Bennett called for a new gubernatorial election, with herself as well as Gregoire and Rossi once again on the ballot. Given the sliver of gubernatorial votes won by herself, she noted, "51 percent of the people in this state" voted against each of the other two candidates.

King County elections spokeswoman Bobbie Egan said yesterday that 31,545 provisional ballots were issued in King County. Of that number, 27,641, or 87 percent, have been validated and included in the official count.

King County and several other counties are reconciling their lists of voters in the Nov. 2 election to try to resolve the discrepancy between the number of votes cast and the number of voters listed.

County officials have said there are several possible explanations, such as voters who moved after the election, voters who were previously classified as "inactive," or those who signed poll books in the wrong place.

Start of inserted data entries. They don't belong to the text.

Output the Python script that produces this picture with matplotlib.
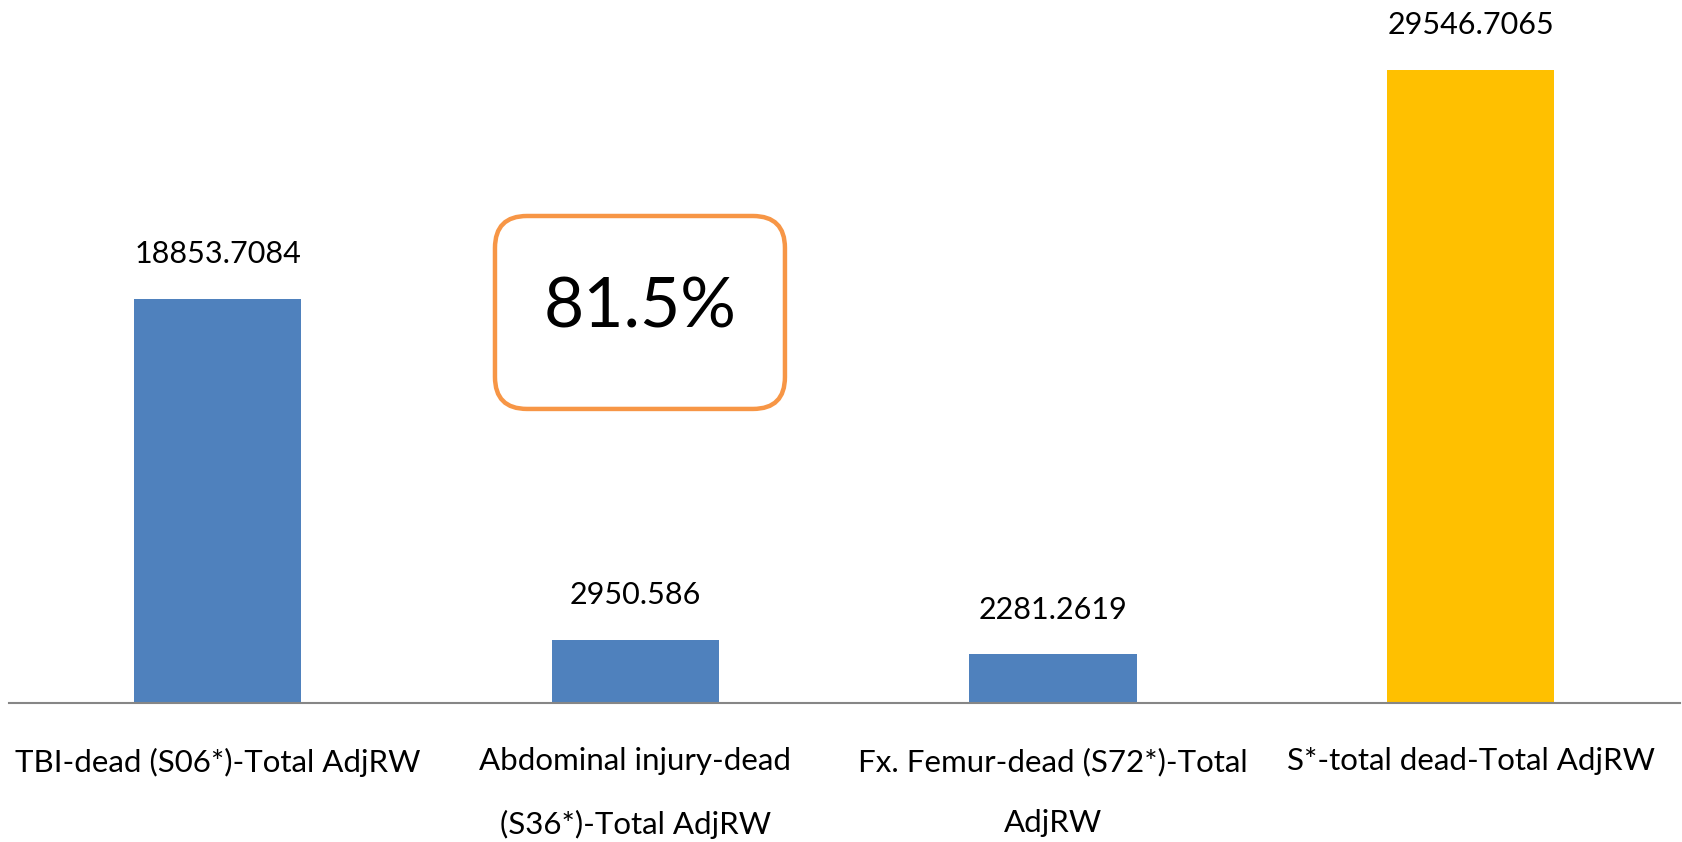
from matplotlib import pyplot as plt
from matplotlib.patches import FancyBboxPatch

plt.rcParams['font.family'] = ['Lato', 'DejaVu Sans']

# данные
categories = ['TBI-dead (S06*)-Total AdjRW',
              'Abdominal injury-dead\n(S36*)-Total AdjRW',
              'Fx. Femur-dead (S72*)-Total\nAdjRW',
              'S*-total dead-Total AdjRW']
values = [18853.7084, 2950.586, 2281.2619, 29546.7065]
value_labels = ['18853.7084', '2950.586', '2281.2619', '29546.7065']
colors = ['#4F81BD', '#4F81BD', '#4F81BD', '#FFC000']
share_text = '81.5%'

fig = plt.figure(figsize=(16.83, 8.42), dpi=100)
ax = fig.add_axes([0.0051, 0.1651, 0.9929, 0.8349])

x = range(len(values))
ax.bar(x, values, width=0.4, color=colors, zorder=2)

for xi, v, lab in zip(x, values, value_labels):
    ax.annotate(lab, (xi, v), xytext=(0, 32), textcoords='offset points',
                ha='center', va='center', fontsize=22, color='#000000')

ax.set_xlim(-0.5, 3.5)
ax.set_ylim(0, 32800)
ax.set_yticks([])
ax.set_xticks(list(x))
ax.set_xticklabels(categories, fontsize=22.5, linespacing=2.45, color='#000000')
ax.tick_params(axis='x', length=0, pad=32)

for s in ['top', 'left', 'right']:
    ax.spines[s].set_visible(False)
ax.spines['bottom'].set_color('#868686')
ax.spines['bottom'].set_linewidth(1.5)
ax.spines['bottom'].set_zorder(3)

# рамка с процентом
box = FancyBboxPatch((0.2941 + 0.019, 0.5143 + 0.038), 0.1723 - 0.038, 0.2292 - 0.076,
                     boxstyle='round,pad=0.019,rounding_size=0.019',
                     mutation_aspect=1683 / 842,
                     transform=fig.transFigure, facecolor='white',
                     edgecolor='#F79646', linewidth=3.2)
fig.patches.append(box)
fig.text(0.3803, 0.634, share_text, ha='center', va='center', fontsize=50, color='#000000')

fig.savefig('out.png', dpi=100)
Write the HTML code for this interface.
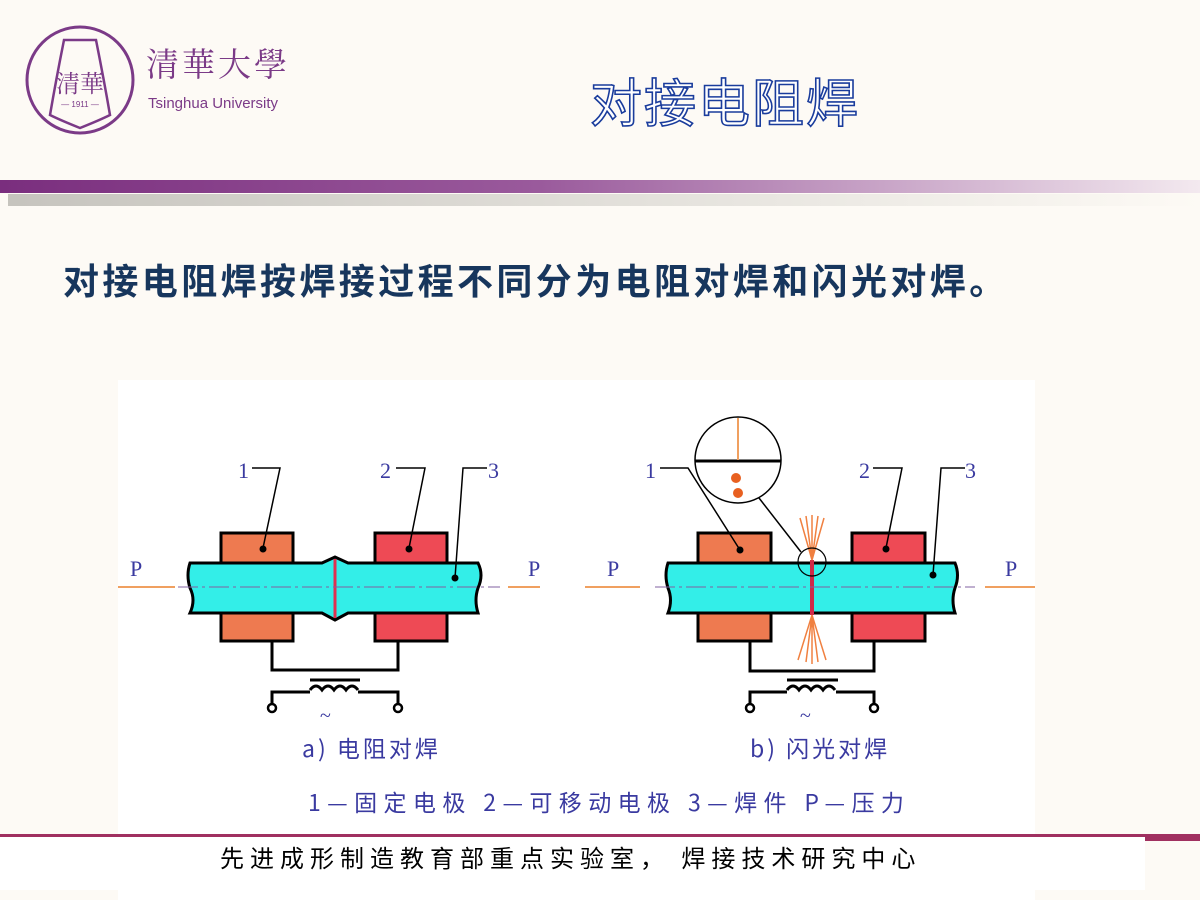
<!DOCTYPE html>
<html><head><meta charset="utf-8"><style>
body{margin:0;width:1200px;height:900px;background:#fdfaf5;position:relative;overflow:hidden;font-family:"Liberation Sans","Noto Sans CJK SC",sans-serif}
.a{position:absolute}
</style></head><body>
<svg class="a" style="left:0;top:0" width="1200" height="900">
<defs>
<linearGradient id="band" x1="0" x2="1"><stop offset="0" stop-color="#7a2e7e"/><stop offset="0.45" stop-color="#9a5a9c"/><stop offset="1" stop-color="#f3e9ef"/></linearGradient>
<linearGradient id="sh" x1="0" x2="1"><stop offset="0" stop-color="#b8b6b0"/><stop offset="1" stop-color="#fdfaf5"/></linearGradient>
</defs>
<circle cx="80" cy="80" r="53" fill="none" stroke="#7b3a87" stroke-width="3"/>
<path d="M64 40 L96 40 Q104 80 110 115 Q100 120 80 128 Q60 120 50 115 Q56 80 64 40Z" fill="none" stroke="#7b3a87" stroke-width="2.5"/>
<text x="80" y="92" font-size="24" fill="#7b3a87" text-anchor="middle" font-family="Noto Serif CJK SC,serif">清華</text>
<text x="80" y="107" font-size="8" fill="#7b3a87" text-anchor="middle">— 1911 —</text>
<text x="146" y="76" font-size="33" fill="#7b3a87" font-family="Noto Serif CJK SC,serif" letter-spacing="3">清華大學</text>
<text x="148" y="108" font-size="15" fill="#7b3a87">Tsinghua University</text>
<text x="590" y="122" font-size="52" letter-spacing="2" fill="#fff" stroke="#1a3c9c" stroke-width="1.6" font-family="Noto Sans CJK SC,sans-serif">对接电阻焊</text>
<rect x="0" y="180" width="1200" height="13" fill="url(#band)"/>
<rect x="8" y="194" width="1192" height="12" fill="url(#sh)" opacity="0.8"/>
<text x="63" y="294" font-size="36" letter-spacing="3.4" font-weight="bold" fill="#17365d" font-family="Noto Sans CJK SC,sans-serif">对接电阻焊按焊接过程不同分为电阻对焊和闪光对焊。</text>
<rect x="118" y="380" width="917" height="520" fill="#fff"/>
<g font-family="Liberation Serif,serif" font-size="22" fill="#3a3aa0">
<line x1="118" y1="587" x2="175" y2="587" stroke="#f0a060" stroke-width="2"/>
<line x1="508" y1="587" x2="540" y2="587" stroke="#f0a060" stroke-width="2"/>
<text x="130" y="576">P</text><text x="528" y="576">P</text>
<rect x="221" y="533" width="72" height="108" fill="#ee7a50" stroke="#000" stroke-width="3"/>
<rect x="375" y="533" width="72" height="108" fill="#ee4a55" stroke="#000" stroke-width="3"/>
<path d="M190 563 L322 563 L335 557 L348 563 L478 563 Q484 575 478 588 Q474 600 478 613 L348 613 L335 620 L322 613 L190 613 Q196 600 190 588 Q186 575 190 563Z" fill="#33eee8" stroke="#000" stroke-width="3"/>
<line x1="335" y1="559" x2="335" y2="618" stroke="#e03050" stroke-width="3"/>
<line x1="178" y1="587" x2="500" y2="587" stroke="#8060a0" stroke-width="1" stroke-dasharray="20,4,3,4"/>
<text x="238" y="478">1</text><text x="380" y="478">2</text><text x="488" y="478">3</text>
<polyline points="252,468 280,468 263,548" fill="none" stroke="#000" stroke-width="1.5"/>
<polyline points="396,468 425,468 409,548" fill="none" stroke="#000" stroke-width="1.5"/>
<polyline points="487,468 463,468 455,578" fill="none" stroke="#000" stroke-width="1.5"/>
<circle cx="263" cy="549" r="3.5" fill="#000"/><circle cx="409" cy="549" r="3.5" fill="#000"/><circle cx="455" cy="578" r="3.5" fill="#000"/>
<polyline points="272,641 272,670 398,670 398,641" fill="none" stroke="#000" stroke-width="3"/>
<line x1="310" y1="680" x2="360" y2="680" stroke="#000" stroke-width="3"/>
<path d="M310 690 q6 -8 12 0 q6 -8 12 0 q6 -8 12 0 q6 -8 12 0" fill="none" stroke="#000" stroke-width="3"/>
<polyline points="272,705 272,692 310,692" fill="none" stroke="#000" stroke-width="3"/>
<polyline points="398,705 398,692 358,692" fill="none" stroke="#000" stroke-width="3"/>
<circle cx="272" cy="708" r="4" fill="#fff" stroke="#000" stroke-width="2.5"/><circle cx="398" cy="708" r="4" fill="#fff" stroke="#000" stroke-width="2.5"/>
<text x="320" y="722" font-size="20">~</text>
<line x1="585" y1="587" x2="640" y2="587" stroke="#f0a060" stroke-width="2"/>
<line x1="985" y1="587" x2="1035" y2="587" stroke="#f0a060" stroke-width="2"/>
<text x="607" y="576">P</text><text x="1005" y="576">P</text>
<rect x="698" y="533" width="73" height="108" fill="#ee7a50" stroke="#000" stroke-width="3"/>
<rect x="852" y="533" width="73" height="108" fill="#ee4a55" stroke="#000" stroke-width="3"/>
<path d="M668 563 L955 563 Q960 575 955 588 Q951 600 955 613 L668 613 Q673 600 668 588 Q664 575 668 563Z" fill="#33eee8" stroke="#000" stroke-width="3"/>
<line x1="812" y1="560" x2="812" y2="615" stroke="#d02848" stroke-width="4"/>
<path d="M812 560 L800 518 M812 560 L806 516 M812 560 L812 515 M812 560 L818 516 M812 560 L824 518 M812 615 L798 660 M812 615 L806 662 M812 615 L812 664 M812 615 L818 662 M812 615 L826 660" stroke="#f08040" stroke-width="1.5"/>
<line x1="655" y1="587" x2="975" y2="587" stroke="#8060a0" stroke-width="1" stroke-dasharray="20,4,3,4"/>
<circle cx="812" cy="562" r="14" fill="none" stroke="#000" stroke-width="1.2"/>
<circle cx="738" cy="460" r="43" fill="#fff" stroke="#000" stroke-width="1.5"/>
<line x1="695" y1="461" x2="781" y2="461" stroke="#000" stroke-width="3"/>
<line x1="738" y1="418" x2="738" y2="460" stroke="#f0a060" stroke-width="2"/>
<circle cx="736" cy="478" r="5" fill="#e86020"/><circle cx="738" cy="493" r="5" fill="#e86020"/>
<line x1="759" y1="498" x2="801" y2="552" stroke="#000" stroke-width="1.5"/>
<text x="645" y="478">1</text><text x="859" y="478">2</text><text x="965" y="478">3</text>
<polyline points="660,468 688,468 740,550" fill="none" stroke="#000" stroke-width="1.5"/>
<polyline points="873,468 902,468 886,548" fill="none" stroke="#000" stroke-width="1.5"/>
<polyline points="965,468 941,468 933,575" fill="none" stroke="#000" stroke-width="1.5"/>
<circle cx="740" cy="550" r="3.5" fill="#000"/><circle cx="886" cy="549" r="3.5" fill="#000"/><circle cx="933" cy="575" r="3.5" fill="#000"/>
<polyline points="750,641 750,671 874,671 874,641" fill="none" stroke="#000" stroke-width="3"/>
<line x1="787" y1="680" x2="838" y2="680" stroke="#000" stroke-width="3"/>
<path d="M787 690 q6 -8 12 0 q6 -8 12 0 q6 -8 12 0 q6 -8 12 0" fill="none" stroke="#000" stroke-width="3"/>
<polyline points="750,705 750,692 787,692" fill="none" stroke="#000" stroke-width="3"/>
<polyline points="874,705 874,692 836,692" fill="none" stroke="#000" stroke-width="3"/>
<circle cx="750" cy="708" r="4" fill="#fff" stroke="#000" stroke-width="2.5"/><circle cx="874" cy="708" r="4" fill="#fff" stroke="#000" stroke-width="2.5"/>
<text x="800" y="722" font-size="20">~</text>
</g>
<g font-family="Noto Sans CJK SC,sans-serif" font-size="23" fill="#3a3aa0">
<text x="302" y="757" letter-spacing="3">a) 电阻对焊</text>
<text x="750" y="757" letter-spacing="3">b) 闪光对焊</text>
<text x="308" y="811" letter-spacing="6.4">1—固定电极 2—可移动电极 3—焊件 P—压力</text>
</g>
<rect x="0" y="834" width="1200" height="3" fill="#a03060"/>
<rect x="1145" y="837" width="55" height="4" fill="#a03060"/>
<rect x="0" y="837" width="1145" height="53" fill="#fff"/>
<text x="220" y="867" font-size="24" letter-spacing="6" fill="#000" font-family="Noto Sans CJK SC,sans-serif">先进成形制造教育部重点实验室， 焊接技术研究中心</text>
</svg>
</body></html>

But based on historical data, King County officials have said the reconciled lists could include 1,000 to 1,500 more votes than voters accounted for even after the lists are reconciled.

Snohomish County's Diepenbrock said the 300-vote discrepancy in her county was probably due mostly to human errors in the tedious, labor-intensive, post-election process of entering general election voters' names into files as part of the process of updating voter records for future elections.

"I would like to say there should never, ever, ever be any discrepancy. But that's not reality," Diepenbrock said. She added, "It's unfortunate that this (vote) crediting process is being attached to the election process," because they are separate, unrelated procedures.